**Material provided**

___

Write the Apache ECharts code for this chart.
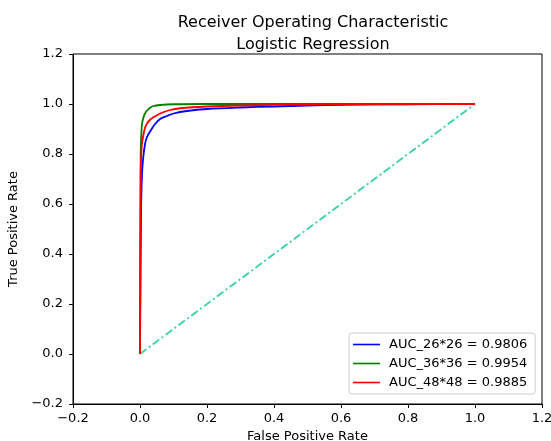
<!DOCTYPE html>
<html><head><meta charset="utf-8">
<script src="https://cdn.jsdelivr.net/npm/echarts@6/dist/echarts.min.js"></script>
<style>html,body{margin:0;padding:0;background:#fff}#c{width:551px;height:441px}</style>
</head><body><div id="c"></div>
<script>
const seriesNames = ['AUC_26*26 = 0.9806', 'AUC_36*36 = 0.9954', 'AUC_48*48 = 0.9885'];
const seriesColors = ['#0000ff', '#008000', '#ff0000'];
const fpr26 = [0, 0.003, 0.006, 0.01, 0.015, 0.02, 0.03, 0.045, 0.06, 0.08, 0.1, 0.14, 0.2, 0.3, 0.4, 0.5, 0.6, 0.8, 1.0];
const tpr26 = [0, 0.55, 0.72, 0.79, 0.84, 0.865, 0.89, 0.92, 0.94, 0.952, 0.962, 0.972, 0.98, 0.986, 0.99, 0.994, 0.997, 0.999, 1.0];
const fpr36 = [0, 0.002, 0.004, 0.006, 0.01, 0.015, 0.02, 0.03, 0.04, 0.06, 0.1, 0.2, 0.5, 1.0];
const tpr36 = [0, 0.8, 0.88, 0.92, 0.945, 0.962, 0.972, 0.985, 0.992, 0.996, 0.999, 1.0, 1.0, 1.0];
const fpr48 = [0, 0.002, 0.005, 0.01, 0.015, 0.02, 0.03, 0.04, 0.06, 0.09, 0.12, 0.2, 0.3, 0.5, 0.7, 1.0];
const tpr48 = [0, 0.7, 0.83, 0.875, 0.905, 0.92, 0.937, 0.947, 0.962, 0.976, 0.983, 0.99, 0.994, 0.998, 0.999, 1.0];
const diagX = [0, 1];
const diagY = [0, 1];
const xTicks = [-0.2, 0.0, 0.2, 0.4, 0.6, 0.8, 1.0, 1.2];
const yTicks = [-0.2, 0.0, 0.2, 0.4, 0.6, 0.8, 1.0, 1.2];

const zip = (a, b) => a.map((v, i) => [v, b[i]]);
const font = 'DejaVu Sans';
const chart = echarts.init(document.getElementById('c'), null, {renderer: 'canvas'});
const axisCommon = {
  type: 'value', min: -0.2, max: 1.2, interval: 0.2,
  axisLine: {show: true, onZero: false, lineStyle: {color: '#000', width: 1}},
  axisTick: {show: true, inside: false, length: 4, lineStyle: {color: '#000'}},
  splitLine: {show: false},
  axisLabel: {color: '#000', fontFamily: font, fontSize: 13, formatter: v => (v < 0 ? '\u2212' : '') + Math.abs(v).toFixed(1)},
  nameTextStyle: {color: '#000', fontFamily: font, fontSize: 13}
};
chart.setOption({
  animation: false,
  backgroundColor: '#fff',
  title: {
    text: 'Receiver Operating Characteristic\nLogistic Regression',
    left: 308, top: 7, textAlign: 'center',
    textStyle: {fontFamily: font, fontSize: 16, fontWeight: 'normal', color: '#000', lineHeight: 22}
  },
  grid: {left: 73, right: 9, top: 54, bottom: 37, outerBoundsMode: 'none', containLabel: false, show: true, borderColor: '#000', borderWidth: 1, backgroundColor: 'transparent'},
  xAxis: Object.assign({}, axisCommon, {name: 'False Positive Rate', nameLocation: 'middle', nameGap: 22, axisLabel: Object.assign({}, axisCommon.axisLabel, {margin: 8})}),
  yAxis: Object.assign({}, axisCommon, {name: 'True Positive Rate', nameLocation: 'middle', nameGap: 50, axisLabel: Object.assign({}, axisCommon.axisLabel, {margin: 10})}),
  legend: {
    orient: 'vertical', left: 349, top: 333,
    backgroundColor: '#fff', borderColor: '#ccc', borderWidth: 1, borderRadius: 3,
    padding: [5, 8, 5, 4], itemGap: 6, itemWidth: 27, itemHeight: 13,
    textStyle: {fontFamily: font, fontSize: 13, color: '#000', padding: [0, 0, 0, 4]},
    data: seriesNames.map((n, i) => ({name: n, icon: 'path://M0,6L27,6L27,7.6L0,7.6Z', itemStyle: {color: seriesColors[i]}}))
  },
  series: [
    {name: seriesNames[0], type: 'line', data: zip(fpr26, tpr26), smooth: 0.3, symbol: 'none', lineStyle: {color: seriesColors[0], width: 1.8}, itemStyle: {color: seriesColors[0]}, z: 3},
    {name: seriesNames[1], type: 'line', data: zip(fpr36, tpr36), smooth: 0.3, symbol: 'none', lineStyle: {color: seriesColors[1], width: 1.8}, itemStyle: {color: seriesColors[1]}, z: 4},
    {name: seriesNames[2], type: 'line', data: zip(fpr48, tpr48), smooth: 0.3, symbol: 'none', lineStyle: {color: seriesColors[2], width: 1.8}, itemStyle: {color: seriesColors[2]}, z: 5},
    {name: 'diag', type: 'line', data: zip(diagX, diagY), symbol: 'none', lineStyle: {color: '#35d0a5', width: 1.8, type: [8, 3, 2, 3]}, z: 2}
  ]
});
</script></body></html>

___

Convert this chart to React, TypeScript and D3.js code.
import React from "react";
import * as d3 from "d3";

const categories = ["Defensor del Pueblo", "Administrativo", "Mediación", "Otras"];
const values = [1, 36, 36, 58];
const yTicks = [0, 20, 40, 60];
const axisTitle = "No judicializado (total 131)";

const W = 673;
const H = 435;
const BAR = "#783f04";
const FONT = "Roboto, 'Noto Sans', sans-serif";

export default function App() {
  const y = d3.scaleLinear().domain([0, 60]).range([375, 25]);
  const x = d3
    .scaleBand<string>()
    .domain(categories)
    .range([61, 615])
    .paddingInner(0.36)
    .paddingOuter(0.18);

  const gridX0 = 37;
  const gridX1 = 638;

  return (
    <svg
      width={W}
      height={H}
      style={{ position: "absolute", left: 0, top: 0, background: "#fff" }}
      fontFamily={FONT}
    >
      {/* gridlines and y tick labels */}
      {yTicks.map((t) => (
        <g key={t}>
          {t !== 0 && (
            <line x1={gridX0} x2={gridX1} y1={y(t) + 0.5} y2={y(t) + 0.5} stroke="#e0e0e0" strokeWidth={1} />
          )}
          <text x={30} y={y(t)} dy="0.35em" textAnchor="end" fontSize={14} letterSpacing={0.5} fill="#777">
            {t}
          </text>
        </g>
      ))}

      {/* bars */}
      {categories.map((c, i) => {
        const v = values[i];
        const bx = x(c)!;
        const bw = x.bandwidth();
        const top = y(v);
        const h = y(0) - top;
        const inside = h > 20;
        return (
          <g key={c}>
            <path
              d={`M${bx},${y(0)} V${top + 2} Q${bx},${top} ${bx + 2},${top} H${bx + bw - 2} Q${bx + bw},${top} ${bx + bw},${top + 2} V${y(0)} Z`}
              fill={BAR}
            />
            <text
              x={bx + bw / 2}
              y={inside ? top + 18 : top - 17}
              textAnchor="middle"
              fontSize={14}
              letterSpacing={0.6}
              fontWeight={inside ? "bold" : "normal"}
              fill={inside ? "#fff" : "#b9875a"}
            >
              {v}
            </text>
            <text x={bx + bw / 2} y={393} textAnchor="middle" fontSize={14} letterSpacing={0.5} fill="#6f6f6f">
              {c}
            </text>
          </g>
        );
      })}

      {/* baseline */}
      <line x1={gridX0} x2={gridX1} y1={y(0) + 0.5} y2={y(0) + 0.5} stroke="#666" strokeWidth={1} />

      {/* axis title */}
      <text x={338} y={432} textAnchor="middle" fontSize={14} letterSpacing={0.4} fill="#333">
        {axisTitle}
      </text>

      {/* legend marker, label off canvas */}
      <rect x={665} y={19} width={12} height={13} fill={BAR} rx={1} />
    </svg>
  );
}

___

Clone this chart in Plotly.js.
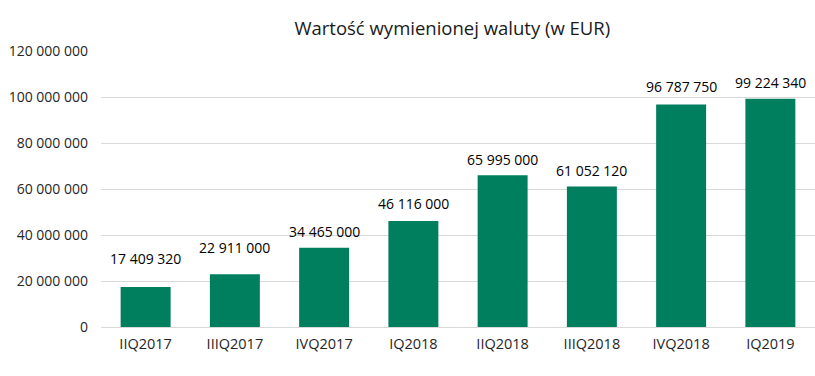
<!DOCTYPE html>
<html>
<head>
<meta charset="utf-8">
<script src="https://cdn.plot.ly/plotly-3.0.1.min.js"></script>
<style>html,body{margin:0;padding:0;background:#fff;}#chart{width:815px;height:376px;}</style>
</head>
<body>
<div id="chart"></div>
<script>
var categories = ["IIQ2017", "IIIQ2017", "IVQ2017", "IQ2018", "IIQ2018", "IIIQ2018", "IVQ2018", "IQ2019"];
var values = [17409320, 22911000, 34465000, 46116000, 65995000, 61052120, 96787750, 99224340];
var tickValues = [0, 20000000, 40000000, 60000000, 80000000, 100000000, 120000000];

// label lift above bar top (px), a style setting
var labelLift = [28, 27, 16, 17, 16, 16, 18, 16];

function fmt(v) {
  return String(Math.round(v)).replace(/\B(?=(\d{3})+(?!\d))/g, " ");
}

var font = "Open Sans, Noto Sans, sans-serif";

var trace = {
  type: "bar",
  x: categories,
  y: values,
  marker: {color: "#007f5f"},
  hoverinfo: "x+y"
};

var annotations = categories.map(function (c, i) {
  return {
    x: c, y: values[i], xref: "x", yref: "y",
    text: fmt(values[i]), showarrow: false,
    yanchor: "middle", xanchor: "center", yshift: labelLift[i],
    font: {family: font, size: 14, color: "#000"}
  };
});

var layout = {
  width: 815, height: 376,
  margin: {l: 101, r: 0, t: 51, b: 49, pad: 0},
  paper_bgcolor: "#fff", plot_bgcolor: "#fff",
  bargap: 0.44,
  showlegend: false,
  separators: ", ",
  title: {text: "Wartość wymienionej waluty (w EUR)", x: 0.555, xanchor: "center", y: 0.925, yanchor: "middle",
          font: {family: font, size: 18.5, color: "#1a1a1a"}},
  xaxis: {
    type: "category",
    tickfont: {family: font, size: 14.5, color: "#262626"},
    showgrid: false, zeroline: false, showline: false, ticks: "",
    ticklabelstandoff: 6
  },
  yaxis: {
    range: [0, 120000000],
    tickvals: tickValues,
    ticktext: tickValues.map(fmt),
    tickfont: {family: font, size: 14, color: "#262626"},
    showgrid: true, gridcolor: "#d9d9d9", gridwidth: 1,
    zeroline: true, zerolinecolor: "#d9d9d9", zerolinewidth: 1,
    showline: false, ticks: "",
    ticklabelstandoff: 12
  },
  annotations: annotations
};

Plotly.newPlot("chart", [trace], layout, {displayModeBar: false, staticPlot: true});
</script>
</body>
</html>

___

**Given problem**
For the material above, give again only the lines starting at the line that contains "Clone this chart in Plotly.js." and ending at the line that contains "var labelLift = [28, 27, 16, 17, 16, 16, 18, 16];". Pictures do not belong in the copy.

**Finished task**
Clone this chart in Plotly.js.
<!DOCTYPE html>
<html>
<head>
<meta charset="utf-8">
<script src="https://cdn.plot.ly/plotly-3.0.1.min.js"></script>
<style>html,body{margin:0;padding:0;background:#fff;}#chart{width:815px;height:376px;}</style>
</head>
<body>
<div id="chart"></div>
<script>
var categories = ["IIQ2017", "IIIQ2017", "IVQ2017", "IQ2018", "IIQ2018", "IIIQ2018", "IVQ2018", "IQ2019"];
var values = [17409320, 22911000, 34465000, 46116000, 65995000, 61052120, 96787750, 99224340];
var tickValues = [0, 20000000, 40000000, 60000000, 80000000, 100000000, 120000000];

// label lift above bar top (px), a style setting
var labelLift = [28, 27, 16, 17, 16, 16, 18, 16];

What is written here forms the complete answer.